Прошло с того первого крика Малаку, должно быть, не больше пары минут, хотя для Грегори они показались часами, но еврей еще не потерял сознания от пыток. Один молоденький живодер с квадратной физиономией держал руки Малаку у него за спиной, а второй держал зажигалку зажженной под подбородком истязаемого. Грегори не видел его лица, может, это было и к лучшему. Левой рукой англичанин толкнул дверь, а правая, в которой был зажат пистолет, поднялась, и Грегори выстрелил в того, что ближе, убив его безболезненно — в затылок, и он повалился на еврея. Второй немец отпустил Малаку и начал скрести пальцами по кобуре. Обезумевший от боли еврей рванулся вперед, споткнулся о труп и полетел прямо на Грегори. Когда произошло их столкновение, Грегори выстрелил во второй раз. Немец, уже вынувший из кобуры пистолет, не успел прицелиться, а чтобы избежать пули Грегори, он рывком бросился в сторону, ударился о комод и, потеряв равновесие, повалился на своего мертвого товарища.

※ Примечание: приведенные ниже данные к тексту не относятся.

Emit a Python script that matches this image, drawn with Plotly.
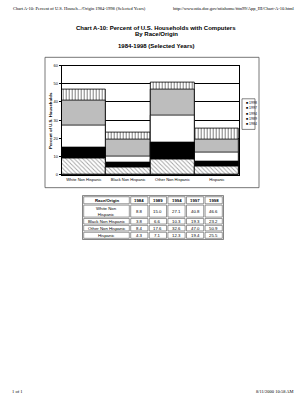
import plotly.graph_objects as go

W, H = 305, 400

categories = ["White Non Hispanic", "Black Non Hispanic", "Other Non Hispanic", "Hispanic"]
years = ["1984", "1989", "1994", "1997", "1998"]
v1984 = [8.8, 3.8, 8.4, 4.3]
v1989 = [15.0, 6.6, 17.6, 7.1]
v1994 = [27.1, 10.3, 32.6, 12.3]
v1997 = [40.8, 19.3, 47.0, 19.4]
v1998 = [46.6, 23.2, 50.9, 25.5]
table_rows = ["White Non<br>Hispanic", "Black Non Hispanic", "Other Non Hispanic", "Hispanic"]
y_ticks = [0, 10, 20, 30, 40, 50, 60]

series = {"1984": v1984, "1989": v1989, "1994": v1994, "1997": v1997, "1998": v1998}
styles = {
    "1998": dict(color="white", pattern=dict(shape="|", fgcolor="black", bgcolor="white", size=3, solidity=0.35)),
    "1997": dict(color="#bdbdbd"),
    "1994": dict(color="white"),
    "1989": dict(color="black"),
    "1984": dict(color="white", pattern=dict(shape="\\", fgcolor="#444", bgcolor="white", size=3, solidity=0.3)),
}

def px(x):
    return x / W

def py(y):
    return 1 - y / H

fig = go.Figure()
for yr in ["1998", "1997", "1994", "1989", "1984"]:
    st = styles[yr]
    marker = dict(color=st["color"], line=dict(color="black", width=0.8))
    if "pattern" in st:
        marker["pattern"] = st["pattern"]
    fig.add_trace(go.Bar(x=categories, y=series[yr], name=yr, marker=marker, showlegend=False))

sans = "Liberation Sans, Arial, sans-serif"
serif = "Liberation Serif, Times New Roman, serif"

shapes = [
    dict(type="rect", xref="paper", yref="paper", x0=px(45), x1=px(259), y0=py(187), y1=py(55),
         line=dict(color="#555", width=0.8), layer="below"),
    dict(type="rect", xref="paper", yref="paper", x0=px(242), x1=px(255), y0=py(128), y1=py(97),
         line=dict(color="#333", width=0.6)),
]
ann = []

# table (drawn as cells)
col_edges = [83, 130, 148.6, 167.2, 185.8, 204.4, 223]
row_edges = [195.5, 204, 217.5, 224.5, 231.5, 239]
shapes.append(dict(type="rect", xref="paper", yref="paper", x0=px(col_edges[0] - 0.5), x1=px(col_edges[-1] + 0.5),
                   y0=py(row_edges[-1] + 0.5), y1=py(row_edges[0] - 0.5), line=dict(color="#333", width=0.6)))
header = ["Race/Origin"] + years
cols = [table_rows] + [["%.1f" % v for v in s] for s in (v1984, v1989, v1994, v1997, v1998)]
for r in range(len(row_edges) - 1):
    for c in range(len(col_edges) - 1):
        x0, x1 = col_edges[c] + 0.7, col_edges[c + 1] - 0.7
        y0, y1 = row_edges[r] + 0.7, row_edges[r + 1] - 0.7
        shapes.append(dict(type="rect", xref="paper", yref="paper", x0=px(x0), x1=px(x1),
                           y0=py(y1), y1=py(y0), line=dict(color="#333", width=0.5)))
        txt = ("<b>%s</b>" % header[c]) if r == 0 else cols[c][r - 1]
        ann.append(dict(x=px((x0 + x1) / 2), y=py((y0 + y1) / 2), text=txt, xanchor="center",
                        font=dict(family=sans, size=4.3, color="black")))

fig.update_layout(
    width=W, height=H, margin=dict(l=0, r=0, t=0, b=0),
    paper_bgcolor="white", plot_bgcolor="white",
    barmode="overlay", bargap=0,
    xaxis=dict(domain=[px(61.7), px(239)], showline=True, linecolor="black", linewidth=0.8,
               mirror=True, ticks="", tickfont=dict(family=sans, size=4, color="black"),
               fixedrange=True),
    yaxis=dict(domain=[py(174), py(63.3)], range=[0, 60], tickvals=y_ticks,
               showline=True, linecolor="black", linewidth=0.8, mirror=True,
               showgrid=True, gridcolor="black", gridwidth=0.8,
               ticks="outside", ticklen=2, tickcolor="black",
               tickfont=dict(family=sans, size=4, color="black")),
    shapes=shapes,
)

ann += [
    dict(x=px(50), y=py(118.5), text="<b>Percent of U.S. Households</b>", textangle=-90,
         xanchor="center", font=dict(family=sans, size=4.3, color="black")),
    dict(x=px(11), y=py(6), text="Chart A-10: Percent of U.S. Househ.../Origin 1984-1998 (Selected Years)",
         xanchor="left", font=dict(family=serif, size=4.5, color="black")),
    dict(x=px(296), y=py(6), text="http://www.ntia.doc.gov/ntiahome/fttn99/App_III/Chart-A-10.html",
         xanchor="right", font=dict(family=serif, size=4.5, color="black")),
    dict(x=px(156), y=py(25), text="<b>Chart A-10: Percent of U.S. Households with Computers</b>",
         xanchor="center", font=dict(family=sans, size=6, color="black")),
    dict(x=px(156), y=py(31.5), text="<b>By Race/Origin</b>",
         xanchor="center", font=dict(family=sans, size=6, color="black")),
    dict(x=px(156), y=py(44), text="<b>1984-1998 (Selected Years)</b>",
         xanchor="center", font=dict(family=sans, size=6, color="black")),
    dict(x=px(10), y=py(393), text="1 of 1", xanchor="left",
         font=dict(family=serif, size=4.5, color="black")),
    dict(x=px(296), y=py(393), text="8/11/2000 10:58 AM", xanchor="right",
         font=dict(family=serif, size=4.5, color="black")),
]
for i, yr in enumerate(["1998", "1997", "1994", "1989", "1984"]):
    ann.append(dict(x=px(243.5), y=py(101 + i * 5.5), text="■ " + yr, xanchor="left",
                    font=dict(family=sans, size=3.5, color="black")))
for a in ann:
    a.update(xref="paper", yref="paper", showarrow=False, yanchor="middle")
fig.update_layout(annotations=ann)

fig.write_html("out.html")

Какой-то миг Грегори владел ситуацией, но этот миг оказался слишком быстротечным. Малаку, как всегда, все испортил: с широко раскинутыми в стороны руками он понесся прямо на англичанина и выбил нечаянно пистолет из его руки, а сам, завывая от страха и боли, нырнул под его руку и с воплями выскочил из входной двери куда-то в темноту. Проклиная в душе обезумевшего еврея, Грегори не упускал из виду второго немца. Тот уже успел подняться на колени и держал в руке пистолет. Прежде чем он успел поднять его, Грегори прыжком бросился вперед и ударил его ногой в лицо. Тот, вскрикнув от неожиданной боли, опрокинулся назад. Пистолет в его руке выстрелил, и со шкафа со звоном посыпались осколки фарфора. Не теряя ни секунды, Грегори подошел к нему и со всех сил ударил в пах. Из разбитого рта нациста донесся жуткий вопль, он уронил пистолет, схватился за низ живота и согнулся. Тяжелым башмаком Грегори продолжал бить немца по лицу, пока оно не превратилось в кровавое месиво, а проломленный левый висок не оставлял сомнений, что перед ним покойник.

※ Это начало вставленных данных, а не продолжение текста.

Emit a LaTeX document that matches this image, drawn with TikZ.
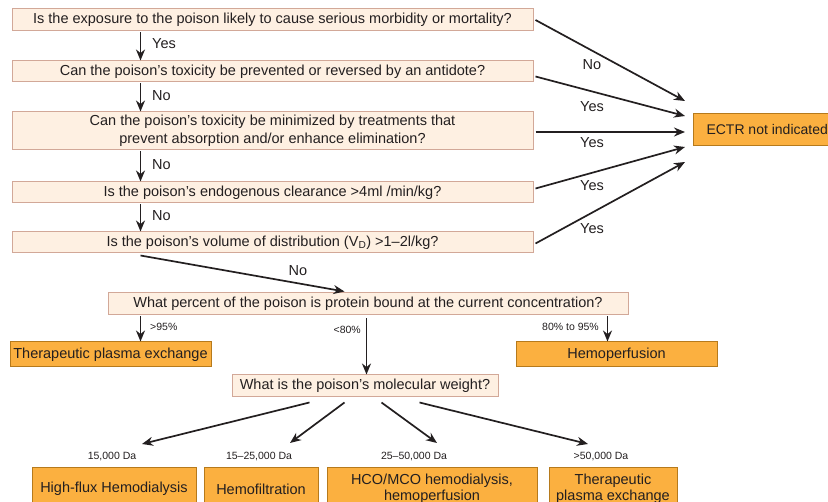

Когда Грегори перестал колошматить уже мертвое тело, воцарилась тягостная тишина. Тяжело дыша, Грегори обмяк и оглянулся вокруг. Высасывая кровь с разбитых костяшек правой руки, он начал мало-помалу успокаиваться. Он не раскаивался в содеянном, ощущая лишь облегчение от того, что вышел из этой схватки победителем без больших потерь. Подойдя к двери, он позвал Малаку, но ответа не дождался. Очевидно, этот доходяга, совершенно не переносивший боли, сошел с ума и убежал на болота. А принимая во внимание недавнюю сцену с немцами, маловероятно, чтобы он набрался мужества вернуться — хотя бы за деньгами.